The Company Men

A small movie, yes, but one with a large, achingly humane theme: the effect of corporate downsizing on the soul as well as the wallet. At first, you may not give a crap about what happens to white guys in suits who lose their jobs at GTX, a Boston manufacturing company. There’s a stench of arrogance around Bobby Walker (Ben Affleck in top form), what with the chichi house, wife (Rosemarie DeWitt), kids, Porsche and golf-club membership. When he loses his position and privileges, Bobby has to beg jobs from his wife’s blue-collar brother, Jack (a terrific Kevin Costner), a building contractor who works with his hands, not a spreadsheet.
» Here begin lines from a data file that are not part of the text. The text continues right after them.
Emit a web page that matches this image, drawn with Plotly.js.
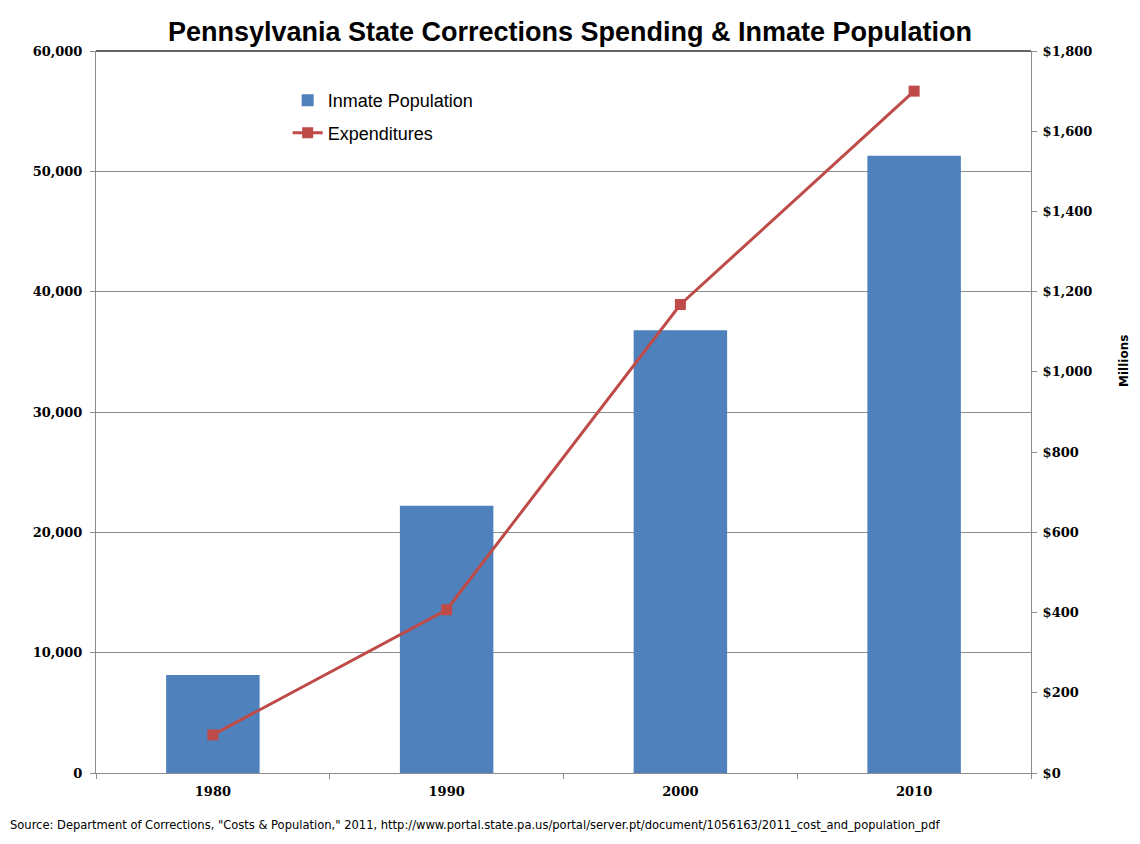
<!DOCTYPE html>
<html>
<head>
<meta charset="utf-8">
<script src="https://cdn.plot.ly/plotly-3.0.1.min.js"></script>
<style>html,body{margin:0;padding:0;background:#fff;}#chart{width:1140px;height:844px;}</style>
</head>
<body>
<div id="chart"></div>
<script>
var years = ["1980", "1990", "2000", "2010"];
var inmatePopulation = [8150, 22200, 36800, 51300];
var expendituresMillions = [95, 407, 1168, 1700];

var tickFont = {family: "DejaVu Serif, serif", size: 13, color: "#000", weight: "bold"};

var traces = [
  {
    type: "bar", name: "Inmate Population", x: years, y: inmatePopulation,
    marker: {color: "#4f81bd"}, yaxis: "y", legendgroup: "a"
  },
  {
    type: "scatter", mode: "lines+markers", name: "Expenditures", x: years, y: expendituresMillions,
    line: {color: "#be4b48", width: 3}, marker: {symbol: "square", size: 11, color: "#be4b48"},
    yaxis: "y2", legendgroup: "b"
  }
];

var layout = {
  width: 1140, height: 844,
  paper_bgcolor: "#fff", plot_bgcolor: "#fff",
  margin: {l: 96, r: 109, t: 51, b: 71},
  bargap: 0.6,
  showlegend: true,
  title: {text: "<b>Pennsylvania State Corrections Spending &amp; Inmate Population</b>",
    font: {family: "Liberation Sans, Arial, sans-serif", size: 27, color: "#000"},
    x: 0.5, xanchor: "center", y: 0.963, yanchor: "middle"},
  legend: {x: 0.205, y: 0.957, xanchor: "left", yanchor: "top", bgcolor: "rgba(0,0,0,0)",
    font: {family: "Liberation Sans, Arial, sans-serif", size: 18, color: "#000"},
    tracegroupgap: 6, itemwidth: 30},
  xaxis: {type: "category", showgrid: false, showline: true, linecolor: "#8c8c8c", linewidth: 1,
    ticks: "outside", tickson: "boundaries", ticklen: 5, tickcolor: "#8c8c8c",
    tickfont: tickFont, zeroline: false, ticklabelstandoff: 6},
  yaxis: {range: [0, 60000], dtick: 10000, tickformat: ",d", showgrid: true, gridcolor: "#8c8c8c",
    gridwidth: 1, showline: true, linecolor: "#8c8c8c", ticks: "outside", ticklen: 5, tickcolor: "#8c8c8c",
    tickfont: tickFont, zeroline: false, ticklabelstandoff: 5},
  yaxis2: {overlaying: "y", side: "right", range: [0, 1800], dtick: 200, tickprefix: "$", tickformat: ",d",
    showgrid: false, showline: true, linecolor: "#8c8c8c", ticks: "outside", ticklen: 5, tickcolor: "#8c8c8c",
    tickfont: tickFont, zeroline: false, ticklabelstandoff: 3},
  shapes: [
    {type: "line", xref: "paper", yref: "paper", x0: 0, x1: 1, y0: 1, y1: 1, line: {color: "#333", width: 1.5}}
  ],
  annotations: [
    {text: "<b>Millions</b>", xref: "paper", yref: "paper", x: 1.1, y: 0.57, xanchor: "center", yanchor: "middle",
      textangle: -90, showarrow: false, font: {family: "DejaVu Sans, sans-serif", size: 12, color: "#000"}},
    {text: "Source: Department of Corrections, \"Costs &amp; Population,\" 2011, http://www.portal.state.pa.us/portal/server.pt/document/1056163/2011_cost_and_population_pdf",
      xref: "paper", yref: "paper", x: -0.094, y: -0.072, xanchor: "left", yanchor: "middle",
      showarrow: false, font: {family: "DejaVu Sans Condensed, DejaVu Sans, sans-serif", size: 12.8, color: "#000"}}
  ]
};

Plotly.newPlot("chart", traces, layout, {displayModeBar: false, staticPlot: true});
</script>
</body>
</html>
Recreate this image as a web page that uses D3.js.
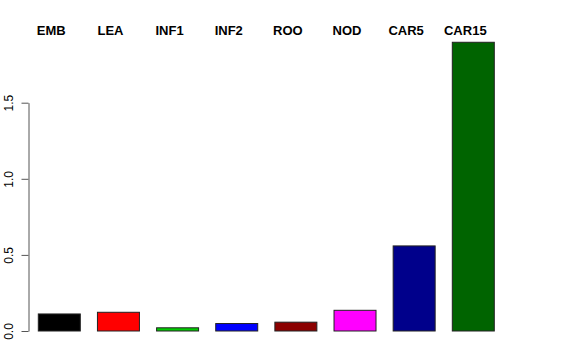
<!DOCTYPE html>
<html>
<head>
<meta charset="utf-8">
<script src="https://cdn.jsdelivr.net/npm/d3@7"></script>
<style>
  body { margin: 0; background: #fff; }
  svg { display: block; font-family: "Liberation Sans", Arial, sans-serif; }
</style>
</head>
<body>
<div id="chart"></div>
<script>
const categories = ['EMB', 'LEA', 'INF1', 'INF2', 'ROO', 'NOD', 'CAR5', 'CAR15'];
const values = [0.112, 0.123, 0.021, 0.049, 0.058, 0.136, 0.559, 1.897];
const colors = ['#000000', '#ff0000', '#00cd00', '#0000ff', '#8b0000', '#ff00ff', '#00008b', '#006400'];
const yTicks = [0, 0.5, 1, 1.5];

const width = 576;
const height = 360;

let svg = d3.select('#chart').append('svg')
  .attr('width', width)
  .attr('height', height);

let xScale = d3.scaleBand()
  .domain(categories)
  .range([38.3, 494.3])
  .paddingInner(0.29)
  .paddingOuter(0);

// y domain only spans the ticks, taller bars extrapolate past 1.5
let yScale = d3.scaleLinear().domain([0, 1.5]).range([331, 102.7]);

svg.append('g')
  .selectAll('rect')
  .data(categories)
  .enter()
  .append('rect')
  .attr('x', d => xScale(d))
  .attr('y', (d, i) => yScale(values[i]))
  .attr('width', xScale.bandwidth())
  .attr('height', (d, i) => yScale(0) - yScale(values[i]))
  .attr('fill', (d, i) => colors[i])
  .attr('stroke', '#222')
  .attr('stroke-width', 1);

// labels sit a little left of the bar centres, like the original
svg.append('g')
  .selectAll('text')
  .data(categories)
  .enter()
  .append('text')
  .attr('x', d => xScale(d) + xScale.bandwidth() / 2 - 8)
  .attr('y', 34.5)
  .attr('text-anchor', 'middle')
  .attr('font-size', 13)
  .attr('font-weight', 'bold')
  .attr('fill', '#000')
  .text(d => d);

let axis = svg.append('g')
  .attr('transform', 'translate(28.5, 0)')
  .call(d3.axisLeft(yScale).tickValues(yTicks).tickFormat(d3.format('.1f')).tickSize(7).tickSizeOuter(0));

axis.select('.domain').attr('stroke', '#555');
axis.selectAll('.tick line').attr('stroke', '#555');
axis.selectAll('.tick text')
  .attr('font-size', 12)
  .attr('font-family', '"Liberation Sans", Arial, sans-serif')
  .attr('fill', '#000')
  .attr('text-anchor', 'middle')
  .attr('dy', null)
  .attr('x', null)
  .attr('transform', 'translate(-15.2, 0) rotate(-90)');
</script>
</body>
</html>
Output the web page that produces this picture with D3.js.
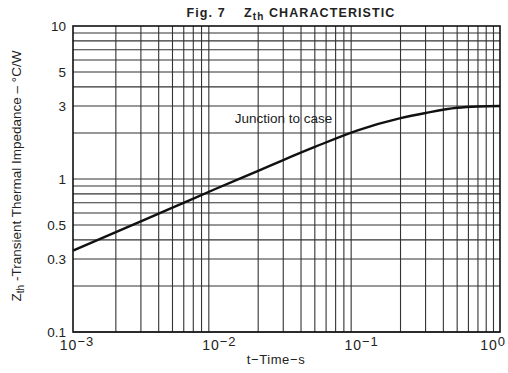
<!DOCTYPE html>
<html>
<head>
<meta charset="utf-8">
<script src="https://cdn.jsdelivr.net/npm/d3@7"></script>
<style>
  body { margin: 0; background: #fff; }
  svg text { font-family: "Liberation Sans", Arial, sans-serif; fill: #222; white-space: pre; }
</style>
</head>
<body>
<div id="chart"></div>
<script>
// curve
var timeValues = [0.001, 0.002, 0.005, 0.01, 0.02, 0.03, 0.05, 0.1, 0.2, 0.3, 0.5, 0.7, 1];
var zthValues = [0.34, 0.45, 0.65, 0.86, 1.13, 1.33, 1.62, 2.08, 2.5, 2.7, 2.92, 2.98, 3.0];
var yTickLabels = [10, 5, 3, 1, 0.5, 0.3, 0.1];
var xTickExponents = [-3, -2, -1, 0];

var width = 508, height = 373;
var margin = { top: 26, right: 8, bottom: 41, left: 73 };
var w = width - margin.left - margin.right,
    h = height - margin.top - margin.bottom;

var svg = d3.select("#chart").append("svg")
    .attr("width", width)
    .attr("height", height);

var g = svg.append("g")
    .attr("transform", "translate(" + margin.left + "," + margin.top + ")");

var xScale = d3.scaleLog().domain([0.001, 1]).range([0, w]);
var yScale = d3.scaleLog().domain([0.1, 10]).range([h, 0]);

// log grid, 1..9 per decade
var xGrid = [], yGrid = [];
for (var e = -3; e < 0; e++) {
    for (var k = 2; k <= 9; k++) xGrid.push(k * Math.pow(10, e));
}
for (var e2 = -1; e2 < 1; e2++) {
    for (var k2 = 1; k2 <= 9; k2++) yGrid.push(k2 * Math.pow(10, e2));
}

g.selectAll(".vgrid").data(xGrid).enter().append("line")
    .attr("x1", function (d) { return xScale(d); })
    .attr("x2", function (d) { return xScale(d); })
    .attr("y1", 0).attr("y2", h)
    .attr("stroke", "#333").attr("stroke-width", 1.1);

g.selectAll(".hgrid").data(yGrid).enter().append("line")
    .attr("x1", 0).attr("x2", w)
    .attr("y1", function (d) { return yScale(d); })
    .attr("y2", function (d) { return yScale(d); })
    .attr("stroke", "#333").attr("stroke-width", 1.1);

// frame
g.append("rect")
    .attr("width", w).attr("height", h)
    .attr("fill", "none").attr("stroke", "#111").attr("stroke-width", 1.6);

// curve
var line = d3.line()
    .x(function (d, i) { return xScale(timeValues[i]); })
    .y(function (d) { return yScale(d); })
    .curve(d3.curveMonotoneX);

g.append("path")
    .datum(zthValues)
    .attr("fill", "none")
    .attr("stroke", "#111")
    .attr("stroke-width", 2.4)
    .attr("d", line);

// y tick labels
var yAxis = d3.axisLeft(yScale)
    .tickValues(yTickLabels)
    .tickSize(0)
    .tickPadding(7)
    .tickFormat(d3.format("~g"));
var ya = g.append("g").call(yAxis);
ya.select(".domain").remove();
ya.selectAll("text").style("font-size", "13.5px").attr("fill", "#222");

// x tick labels with superscripts
var xl = g.selectAll(".xlab").data(xTickExponents).enter().append("text")
    .attr("x", function (d) { return d === 0 ? xScale(1) + 6 : xScale(Math.pow(10, d)) + 4; })
    .attr("y", h + 18)
    .attr("text-anchor", function (d) { return d === 0 ? "end" : "middle"; })
    .style("font-size", "14px")
    .style("letter-spacing", "1px");
xl.append("tspan").text("10");
xl.append("tspan").attr("dy", -4).style("font-size", "13px")
    .text(function (d) { return d === 0 ? "0" : "\u2212" + (-d); });

// axis titles
svg.append("text")
    .attr("x", 276)
    .attr("y", 364)
    .attr("text-anchor", "middle")
    .style("font-size", "13px")
    .style("letter-spacing", "0.6px")
    .text("t\u2212Time\u2212s");

var yt = svg.append("text")
    .attr("transform", "translate(21," + 176 + ") rotate(-90)")
    .attr("text-anchor", "middle")
    .style("font-size", "13.5px");
yt.append("tspan").text("Z");
yt.append("tspan").attr("dy", 3).style("font-size", "10px").text("th");
yt.append("tspan").attr("dy", -3).text(" -Transient Thermal Impedance \u2013 \u00b0C/W");

// title
var title = svg.append("text")
    .attr("x", 291).attr("y", 17)
    .attr("text-anchor", "middle")
    .style("font-size", "12.5px")
    .style("font-weight", "bold")
    .style("letter-spacing", "1.1px");
title.append("tspan").text("Fig. 7    Z");
title.append("tspan").attr("dy", 3).style("font-size", "10px").text("th");
title.append("tspan").attr("dy", -3).text(" CHARACTERISTIC");

// curve annotation
g.append("text")
    .attr("x", xScale(0.0137))
    .attr("y", yScale(2.33))
    .style("font-size", "13.5px")
    .text("Junction to case");
</script>
</body>
</html>
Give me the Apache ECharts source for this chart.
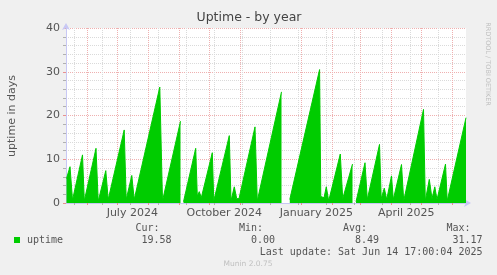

At a motivational center, Bobby runs into Phil Woodward (Chris Cooper), an older guy freshly dumped by GTX and advised to dye his hair and take anything off his résumé that suggests he had a career before 1990. The company CEO, James Salinger (Craig T. Nelson), isn’t losing sleep from cutting staff. The only compassion comes from number-two man Gene McClary (Tommy Lee Jones). Writer John Wells, in an impressive feature directing debut, tosses a lot of balls in the air that he can’t always keep airborne. And his TV roots on ER and The West Wing result in softening edges that are better left unsandpapered. But Wells is a wonder with actors — Cooper and Jones earn top honors — and a filmmaker with an instinct for the emotions that bleed between the lines. This haunting movie hits you hard and right where you live.